One particular similarity becomes obvious when reading the two poems: their structure. They are both sonnets. This is shown with the fourteen lines and an iambic pentameter. Shakespeare and Browning are both known to be very skilled sonneteers. As well as their style of poem, they also write with very similar language. Both write with passionate and sophisticated words and sentiment. This is interesting considering the two poems were written a few hundred years apart. There is one main difference between the two poems’ languages, however. Sonnet is much more descriptive, adoring and even fanatical than Sonnet 138. It is romantic and sincere (“I love the freely … I love thee purely … I love thee with a love I seemed to lose with my lost saints …”). This may stem from the previously stated idea that this love is unrequited, making all the more powerful and painful.

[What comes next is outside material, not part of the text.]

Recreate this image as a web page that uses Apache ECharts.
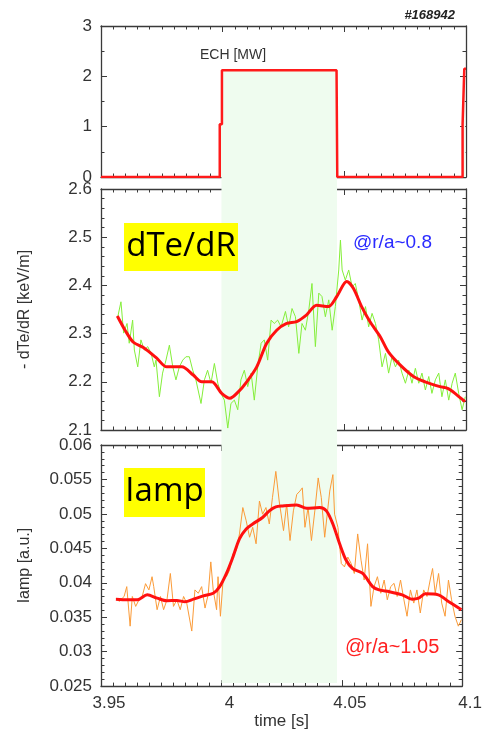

At first glance, the poems are very similar. They share the same structure, and form; they have similar language, and even they even have a common topic. It seems as though they are so similar that one of the only differences between them is the time period in which they were written. However, looking deeper into the poems draws out many differences. The poems are both about love, but their ideas on love a very different. Sonnet’s idea of love is fantastical, whereas Sonnet 138’s idea of love is genuine and realistic. They also differ in their relationship with the object of the affection, and this is truly important in finding why they wrote the way they did. The final difference, and possibly the most important one, is who they were writing to. Sonnet is directed to the person she loves, where as Sonnet 138 is directed to the reader about the person he loves.